WORK TO BE COMPLETED: Below are some entries. Transcribe the lines from the one holding "Generate a component" to the one holding "const Y_MAX = 40000;", inclusive, but not the pictures among them.

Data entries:
+===+

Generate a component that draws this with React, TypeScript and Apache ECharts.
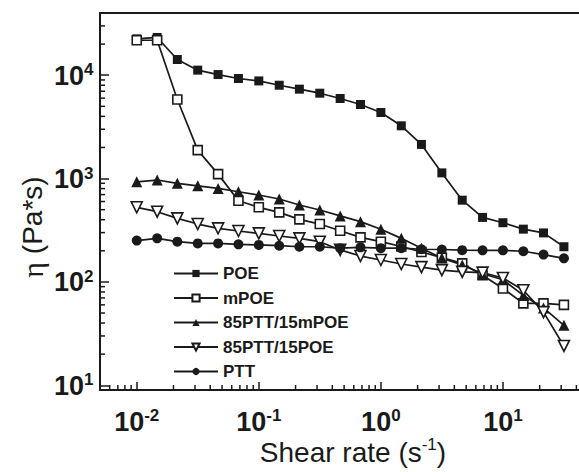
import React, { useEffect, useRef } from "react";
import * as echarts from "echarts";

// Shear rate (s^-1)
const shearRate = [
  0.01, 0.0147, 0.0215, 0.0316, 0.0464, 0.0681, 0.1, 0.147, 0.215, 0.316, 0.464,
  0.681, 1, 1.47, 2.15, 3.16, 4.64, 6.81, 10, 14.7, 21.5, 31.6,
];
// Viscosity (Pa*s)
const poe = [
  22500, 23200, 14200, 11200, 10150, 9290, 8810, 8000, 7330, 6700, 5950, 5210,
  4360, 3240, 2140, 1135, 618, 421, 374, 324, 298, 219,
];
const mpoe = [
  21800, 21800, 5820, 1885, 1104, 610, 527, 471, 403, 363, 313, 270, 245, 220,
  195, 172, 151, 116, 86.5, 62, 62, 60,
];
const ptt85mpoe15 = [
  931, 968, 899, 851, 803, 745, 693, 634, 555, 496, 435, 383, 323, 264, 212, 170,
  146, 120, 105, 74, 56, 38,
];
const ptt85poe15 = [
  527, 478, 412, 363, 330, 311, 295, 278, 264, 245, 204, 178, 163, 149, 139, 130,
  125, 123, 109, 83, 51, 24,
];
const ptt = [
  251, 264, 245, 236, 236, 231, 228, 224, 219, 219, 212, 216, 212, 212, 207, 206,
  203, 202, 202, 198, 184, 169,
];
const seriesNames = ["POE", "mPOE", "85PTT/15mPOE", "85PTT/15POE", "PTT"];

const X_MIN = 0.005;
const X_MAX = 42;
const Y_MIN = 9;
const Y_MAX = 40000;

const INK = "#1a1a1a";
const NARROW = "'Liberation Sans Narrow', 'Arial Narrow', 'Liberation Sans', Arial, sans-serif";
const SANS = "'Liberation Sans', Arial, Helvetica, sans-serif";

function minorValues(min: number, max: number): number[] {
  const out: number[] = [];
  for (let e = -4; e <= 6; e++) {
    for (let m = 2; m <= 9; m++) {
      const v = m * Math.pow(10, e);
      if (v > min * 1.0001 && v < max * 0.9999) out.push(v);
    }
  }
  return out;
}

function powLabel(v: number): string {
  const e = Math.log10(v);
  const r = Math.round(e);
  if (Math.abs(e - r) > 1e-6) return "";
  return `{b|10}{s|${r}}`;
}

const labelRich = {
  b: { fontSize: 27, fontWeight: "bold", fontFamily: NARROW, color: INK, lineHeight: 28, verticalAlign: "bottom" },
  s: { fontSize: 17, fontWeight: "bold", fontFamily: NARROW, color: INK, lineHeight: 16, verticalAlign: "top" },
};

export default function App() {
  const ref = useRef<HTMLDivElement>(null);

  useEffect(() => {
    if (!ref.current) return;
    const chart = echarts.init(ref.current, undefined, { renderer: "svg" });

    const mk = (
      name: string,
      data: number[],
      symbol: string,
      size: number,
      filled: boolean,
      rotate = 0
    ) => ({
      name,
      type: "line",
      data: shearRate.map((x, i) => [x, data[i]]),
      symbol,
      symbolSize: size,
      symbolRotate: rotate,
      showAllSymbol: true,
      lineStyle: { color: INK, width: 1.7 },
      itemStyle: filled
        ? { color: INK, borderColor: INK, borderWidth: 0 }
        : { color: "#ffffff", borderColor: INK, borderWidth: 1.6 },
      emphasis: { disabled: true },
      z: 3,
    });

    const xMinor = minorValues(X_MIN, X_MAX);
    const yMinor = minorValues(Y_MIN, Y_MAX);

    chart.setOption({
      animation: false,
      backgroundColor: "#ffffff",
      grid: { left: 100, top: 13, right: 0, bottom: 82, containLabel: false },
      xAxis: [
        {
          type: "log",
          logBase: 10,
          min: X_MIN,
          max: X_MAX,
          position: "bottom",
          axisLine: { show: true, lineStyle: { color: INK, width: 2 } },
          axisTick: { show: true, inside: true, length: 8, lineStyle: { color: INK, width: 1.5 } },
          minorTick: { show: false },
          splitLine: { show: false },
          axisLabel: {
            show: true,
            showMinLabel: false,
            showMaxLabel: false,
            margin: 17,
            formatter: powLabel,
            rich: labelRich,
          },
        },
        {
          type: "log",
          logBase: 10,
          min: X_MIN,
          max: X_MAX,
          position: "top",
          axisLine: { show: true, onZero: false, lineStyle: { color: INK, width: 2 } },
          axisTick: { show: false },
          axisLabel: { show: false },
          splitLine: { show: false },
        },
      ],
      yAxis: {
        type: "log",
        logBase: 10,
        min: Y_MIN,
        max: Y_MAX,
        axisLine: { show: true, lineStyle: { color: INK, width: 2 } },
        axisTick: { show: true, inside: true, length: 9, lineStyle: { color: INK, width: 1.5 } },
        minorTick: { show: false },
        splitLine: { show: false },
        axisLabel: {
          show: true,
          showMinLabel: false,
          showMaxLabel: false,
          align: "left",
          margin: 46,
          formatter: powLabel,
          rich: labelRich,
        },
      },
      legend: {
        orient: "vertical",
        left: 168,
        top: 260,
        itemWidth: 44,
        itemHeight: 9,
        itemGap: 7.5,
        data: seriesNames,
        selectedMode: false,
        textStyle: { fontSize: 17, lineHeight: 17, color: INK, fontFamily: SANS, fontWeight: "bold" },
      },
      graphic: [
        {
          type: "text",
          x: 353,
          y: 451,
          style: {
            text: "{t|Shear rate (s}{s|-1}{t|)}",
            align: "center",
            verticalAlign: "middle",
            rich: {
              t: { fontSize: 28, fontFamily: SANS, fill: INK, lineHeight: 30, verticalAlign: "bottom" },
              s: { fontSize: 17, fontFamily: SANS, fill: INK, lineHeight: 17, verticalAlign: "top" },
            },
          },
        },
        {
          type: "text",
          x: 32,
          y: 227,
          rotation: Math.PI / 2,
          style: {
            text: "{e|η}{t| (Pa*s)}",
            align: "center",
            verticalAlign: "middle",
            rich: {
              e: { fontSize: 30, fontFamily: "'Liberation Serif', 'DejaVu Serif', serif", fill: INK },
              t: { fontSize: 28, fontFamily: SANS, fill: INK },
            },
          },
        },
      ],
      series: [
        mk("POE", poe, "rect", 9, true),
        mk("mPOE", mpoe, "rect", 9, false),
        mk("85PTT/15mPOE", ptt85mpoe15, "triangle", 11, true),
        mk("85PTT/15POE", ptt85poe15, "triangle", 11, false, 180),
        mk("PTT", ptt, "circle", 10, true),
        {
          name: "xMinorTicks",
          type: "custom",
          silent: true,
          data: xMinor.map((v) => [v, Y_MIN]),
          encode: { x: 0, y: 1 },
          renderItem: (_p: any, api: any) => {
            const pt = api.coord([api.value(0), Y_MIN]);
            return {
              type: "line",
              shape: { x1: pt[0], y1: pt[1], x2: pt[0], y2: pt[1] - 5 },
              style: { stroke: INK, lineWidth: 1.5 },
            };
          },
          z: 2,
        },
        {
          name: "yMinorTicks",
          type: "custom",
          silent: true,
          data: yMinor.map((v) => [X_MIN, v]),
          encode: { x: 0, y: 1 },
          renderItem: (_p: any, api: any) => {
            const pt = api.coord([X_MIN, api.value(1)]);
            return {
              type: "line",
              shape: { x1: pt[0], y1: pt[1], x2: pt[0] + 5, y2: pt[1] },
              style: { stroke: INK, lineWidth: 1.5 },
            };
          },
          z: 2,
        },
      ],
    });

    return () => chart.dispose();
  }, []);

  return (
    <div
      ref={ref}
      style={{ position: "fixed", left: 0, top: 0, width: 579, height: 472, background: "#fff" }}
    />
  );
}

+===+

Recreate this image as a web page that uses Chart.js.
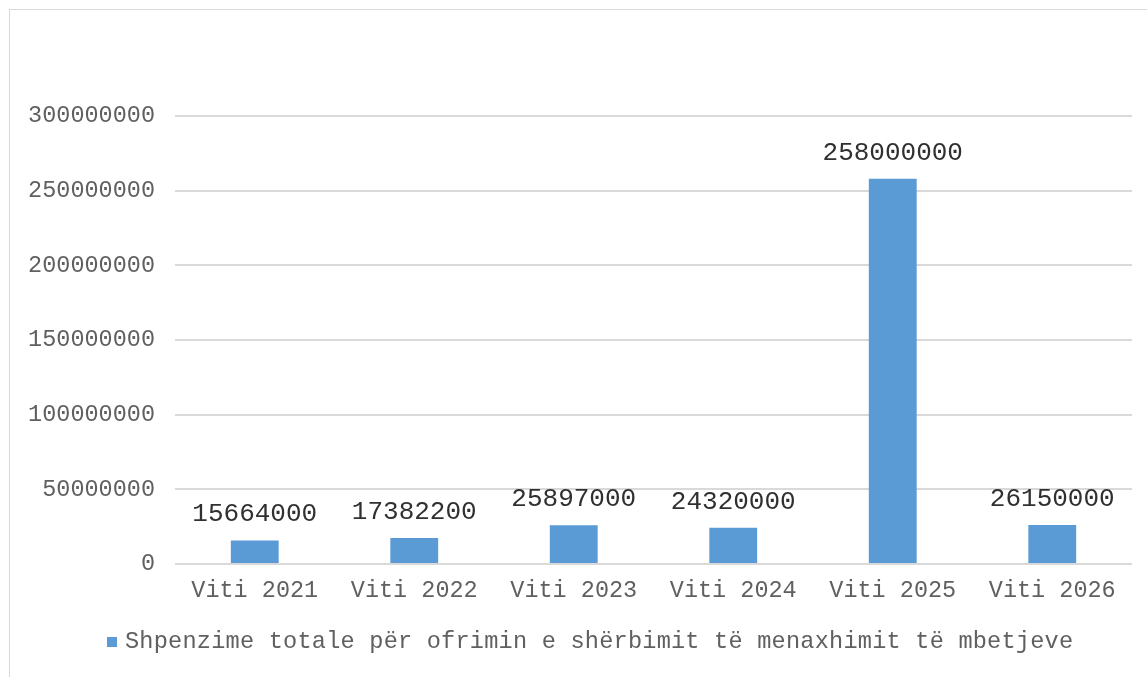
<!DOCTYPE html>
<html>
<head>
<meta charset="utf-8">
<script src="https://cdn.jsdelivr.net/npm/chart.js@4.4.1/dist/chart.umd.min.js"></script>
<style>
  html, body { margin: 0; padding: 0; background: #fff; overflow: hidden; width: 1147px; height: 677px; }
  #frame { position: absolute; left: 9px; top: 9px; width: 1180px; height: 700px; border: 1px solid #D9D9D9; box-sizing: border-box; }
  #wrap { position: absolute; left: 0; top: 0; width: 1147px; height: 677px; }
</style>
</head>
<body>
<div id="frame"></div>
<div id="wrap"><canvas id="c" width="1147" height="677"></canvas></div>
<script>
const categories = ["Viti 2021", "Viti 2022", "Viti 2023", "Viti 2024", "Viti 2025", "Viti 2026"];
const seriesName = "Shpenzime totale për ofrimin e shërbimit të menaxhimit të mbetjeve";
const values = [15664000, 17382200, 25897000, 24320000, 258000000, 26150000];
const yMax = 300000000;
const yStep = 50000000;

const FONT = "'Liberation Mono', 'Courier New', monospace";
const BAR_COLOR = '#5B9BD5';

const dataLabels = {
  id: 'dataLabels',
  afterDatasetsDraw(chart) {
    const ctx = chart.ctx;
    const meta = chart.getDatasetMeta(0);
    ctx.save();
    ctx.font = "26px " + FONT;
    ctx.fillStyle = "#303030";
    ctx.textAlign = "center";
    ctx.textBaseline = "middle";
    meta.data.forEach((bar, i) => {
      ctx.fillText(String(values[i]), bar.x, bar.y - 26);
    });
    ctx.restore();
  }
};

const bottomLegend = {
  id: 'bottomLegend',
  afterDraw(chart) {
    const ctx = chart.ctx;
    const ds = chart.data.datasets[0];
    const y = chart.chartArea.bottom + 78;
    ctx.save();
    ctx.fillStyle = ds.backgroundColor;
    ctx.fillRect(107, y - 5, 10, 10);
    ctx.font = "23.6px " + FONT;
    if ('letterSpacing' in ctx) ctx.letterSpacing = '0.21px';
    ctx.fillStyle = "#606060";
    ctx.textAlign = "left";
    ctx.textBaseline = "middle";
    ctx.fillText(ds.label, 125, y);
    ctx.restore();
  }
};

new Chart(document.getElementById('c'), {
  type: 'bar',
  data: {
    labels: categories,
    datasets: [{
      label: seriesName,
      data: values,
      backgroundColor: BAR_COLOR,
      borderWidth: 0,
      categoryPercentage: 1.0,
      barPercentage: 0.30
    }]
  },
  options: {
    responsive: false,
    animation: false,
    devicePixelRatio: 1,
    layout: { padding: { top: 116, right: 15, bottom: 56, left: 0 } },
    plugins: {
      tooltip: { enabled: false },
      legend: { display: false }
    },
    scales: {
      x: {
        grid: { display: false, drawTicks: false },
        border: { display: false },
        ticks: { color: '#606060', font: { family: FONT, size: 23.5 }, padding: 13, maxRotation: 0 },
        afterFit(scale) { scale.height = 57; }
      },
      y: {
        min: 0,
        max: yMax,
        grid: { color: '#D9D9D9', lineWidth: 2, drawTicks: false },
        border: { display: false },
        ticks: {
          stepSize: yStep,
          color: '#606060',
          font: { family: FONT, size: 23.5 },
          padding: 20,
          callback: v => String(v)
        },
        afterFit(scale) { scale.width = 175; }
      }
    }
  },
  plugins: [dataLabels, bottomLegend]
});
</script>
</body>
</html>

+===+

EXERCISE RESULT:
Generate a component that draws this with React, TypeScript and Apache ECharts.
import React, { useEffect, useRef } from "react";
import * as echarts from "echarts";

// Shear rate (s^-1)
const shearRate = [
  0.01, 0.0147, 0.0215, 0.0316, 0.0464, 0.0681, 0.1, 0.147, 0.215, 0.316, 0.464,
  0.681, 1, 1.47, 2.15, 3.16, 4.64, 6.81, 10, 14.7, 21.5, 31.6,
];
// Viscosity (Pa*s)
const poe = [
  22500, 23200, 14200, 11200, 10150, 9290, 8810, 8000, 7330, 6700, 5950, 5210,
  4360, 3240, 2140, 1135, 618, 421, 374, 324, 298, 219,
];
const mpoe = [
  21800, 21800, 5820, 1885, 1104, 610, 527, 471, 403, 363, 313, 270, 245, 220,
  195, 172, 151, 116, 86.5, 62, 62, 60,
];
const ptt85mpoe15 = [
  931, 968, 899, 851, 803, 745, 693, 634, 555, 496, 435, 383, 323, 264, 212, 170,
  146, 120, 105, 74, 56, 38,
];
const ptt85poe15 = [
  527, 478, 412, 363, 330, 311, 295, 278, 264, 245, 204, 178, 163, 149, 139, 130,
  125, 123, 109, 83, 51, 24,
];
const ptt = [
  251, 264, 245, 236, 236, 231, 228, 224, 219, 219, 212, 216, 212, 212, 207, 206,
  203, 202, 202, 198, 184, 169,
];
const seriesNames = ["POE", "mPOE", "85PTT/15mPOE", "85PTT/15POE", "PTT"];

const X_MIN = 0.005;
const X_MAX = 42;
const Y_MIN = 9;
const Y_MAX = 40000;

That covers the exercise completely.